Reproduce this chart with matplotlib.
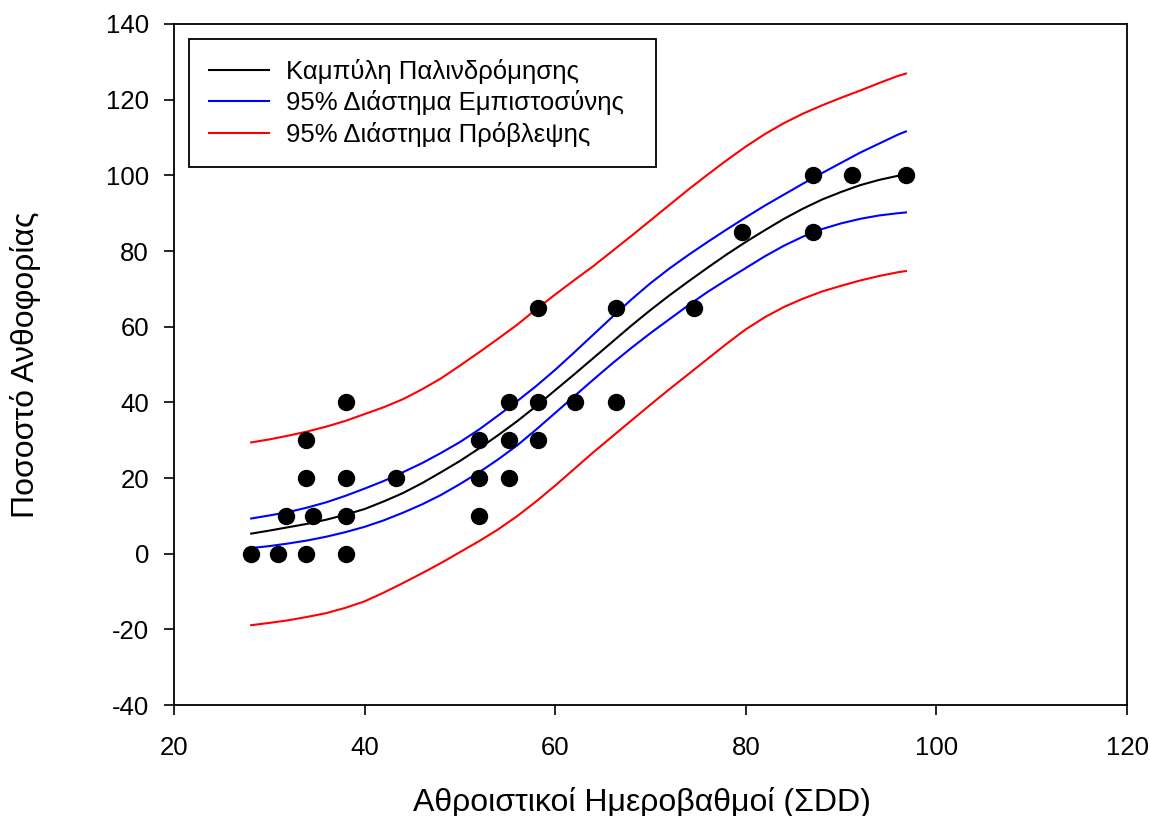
import numpy as np
import matplotlib
matplotlib.use("Agg")
import matplotlib.pyplot as plt

plt.rcParams['font.family'] = ['Liberation Sans', 'DejaVu Sans']
plt.rcParams['axes.unicode_minus'] = False

## points observés
x_obs = [28.1, 30.9, 33.9, 38.1, 31.8, 34.6, 38.1, 33.9, 38.1, 43.3, 33.9, 38.1,
         52.0, 52.0, 55.2, 52.0, 55.2, 58.2, 55.2, 58.2, 62.1, 66.4,
         58.2, 66.4, 74.6, 79.6, 87.1, 87.1, 91.1, 96.8]
y_obs = [0, 0, 0, 0, 10, 10, 10, 20, 20, 20, 30, 40,
         10, 20, 20, 30, 30, 30, 40, 40, 40, 40,
         65, 65, 65, 85, 85, 100, 100, 100]

## courbes (pas de 2)
x_fit = [28.1, 30, 32, 34, 36, 38, 40, 42, 44, 46, 48, 50, 52, 54, 56, 58, 60, 62,
         64, 66, 68, 70, 72, 74, 76, 78, 80, 82, 84, 86, 88, 90, 92, 94, 96, 96.8]
y_fit = [5.3, 6.1, 7.0, 7.9, 9.0, 10.3, 11.8, 13.8, 16.0, 18.6, 21.5, 24.5, 27.8, 31.3,
         35.0, 39.0, 43.2, 47.4, 51.7, 56.0, 60.3, 64.4, 68.3, 72.0, 75.6, 79.1, 82.4,
         85.5, 88.5, 91.2, 93.6, 95.6, 97.4, 98.8, 99.9, 100.3]
ci_hi = [9.3, 10.1, 11.0, 12.2, 13.6, 15.3, 17.2, 19.2, 21.5, 23.9, 26.6, 29.5, 32.8, 36.5,
         40.3, 44.3, 48.6, 53.2, 57.9, 62.6, 67.2, 71.5, 75.4, 79.0, 82.4, 85.7, 88.9,
         92.0, 94.9, 97.8, 100.6, 103.3, 106.0, 108.4, 110.8, 111.6]
ci_lo = [1.5, 2.0, 2.7, 3.5, 4.5, 5.7, 7.1, 8.8, 10.8, 13.0, 15.5, 18.4, 21.5, 24.9,
         28.6, 32.8, 37.2, 41.6, 46.0, 50.3, 54.4, 58.3, 62.0, 65.7, 69.2, 72.4, 75.5,
         78.6, 81.4, 83.8, 85.8, 87.3, 88.5, 89.4, 90.0, 90.2]
pi_hi = [29.4, 30.2, 31.2, 32.3, 33.6, 35.1, 36.9, 38.7, 40.8, 43.4, 46.3, 49.7, 53.2, 56.8,
         60.5, 64.6, 68.5, 72.3, 76.0, 80.0, 84.0, 88.1, 92.2, 96.3, 100.2, 104.0, 107.6,
         110.9, 113.8, 116.3, 118.5, 120.5, 122.4, 124.4, 126.3, 126.9]
pi_lo = [-18.9, -18.3, -17.6, -16.7, -15.7, -14.3, -12.6, -10.3, -7.8, -5.2, -2.5, 0.4, 3.3, 6.4,
         9.9, 13.8, 18.0, 22.4, 26.8, 31.0, 35.2, 39.4, 43.5, 47.5, 51.5, 55.5, 59.3,
         62.5, 65.2, 67.4, 69.3, 70.8, 72.2, 73.4, 74.4, 74.7]

fig = plt.figure(figsize=(11.5, 8.16), dpi=100)
ax = fig.add_axes([0.1513, 0.136, 0.8287, 0.8346])

ax.plot(x_fit, y_fit, color="black", lw=1.5, label="Καμπύλη Παλινδρόμησης")
ax.plot(x_fit, ci_hi, color="blue", lw=1.5, label="95% Διάστημα Εμπιστοσύνης")
ax.plot(x_fit, ci_lo, color="blue", lw=1.5)
ax.plot(x_fit, pi_hi, color="red", lw=1.5, label="95% Διάστημα Πρόβλεψης")
ax.plot(x_fit, pi_lo, color="red", lw=1.5)
ax.plot(x_obs, y_obs, "o", color="black", ms=11.5, zorder=5)

ax.set_xlim(20, 120)
ax.set_ylim(-40, 140)
ax.set_xticks(np.arange(20, 121, 20))
ax.set_yticks(np.arange(-40, 141, 20))
ax.tick_params(direction="out", length=7, width=1.2, labelsize=18.5)
ax.tick_params(axis="x", pad=15)
ax.tick_params(axis="y", pad=11)
for s in ax.spines.values():
    s.set_linewidth(1.3)

ax.set_xlabel("Αθροιστικοί Ημεροβαθμοί (ΣDD)", fontsize=23, va="center")
ax.xaxis.set_label_coords(0.491, -0.1424)
ax.set_ylabel("Ποσοστό Ανθοφορίας", fontsize=23, va="center")
ax.yaxis.set_label_coords(-0.156, 0.5)

leg = ax.legend(loc="upper left", bbox_to_anchor=(0.0157, 0.978, 0.49, 0.0),
                mode="expand", fontsize=18.5, frameon=True, fancybox=False,
                edgecolor="black", framealpha=1, handlelength=2.33, handletextpad=0.66,
                borderpad=0.78, labelspacing=0.25, borderaxespad=0)
leg.get_frame().set_linewidth(1.3)

plt.savefig("out.png", dpi=100)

§ Task statement
Copy nothing but the lines from the top of the material through the line holding "65, 65, 65, 85, 85, 100, 100, 100]", exactly as written; omit pictures.

§ Exercise answer
Reproduce this chart with matplotlib.
import numpy as np
import matplotlib
matplotlib.use("Agg")
import matplotlib.pyplot as plt

plt.rcParams['font.family'] = ['Liberation Sans', 'DejaVu Sans']
plt.rcParams['axes.unicode_minus'] = False

## points observés
x_obs = [28.1, 30.9, 33.9, 38.1, 31.8, 34.6, 38.1, 33.9, 38.1, 43.3, 33.9, 38.1,
         52.0, 52.0, 55.2, 52.0, 55.2, 58.2, 55.2, 58.2, 62.1, 66.4,
         58.2, 66.4, 74.6, 79.6, 87.1, 87.1, 91.1, 96.8]
y_obs = [0, 0, 0, 0, 10, 10, 10, 20, 20, 20, 30, 40,
         10, 20, 20, 30, 30, 30, 40, 40, 40, 40,
         65, 65, 65, 85, 85, 100, 100, 100]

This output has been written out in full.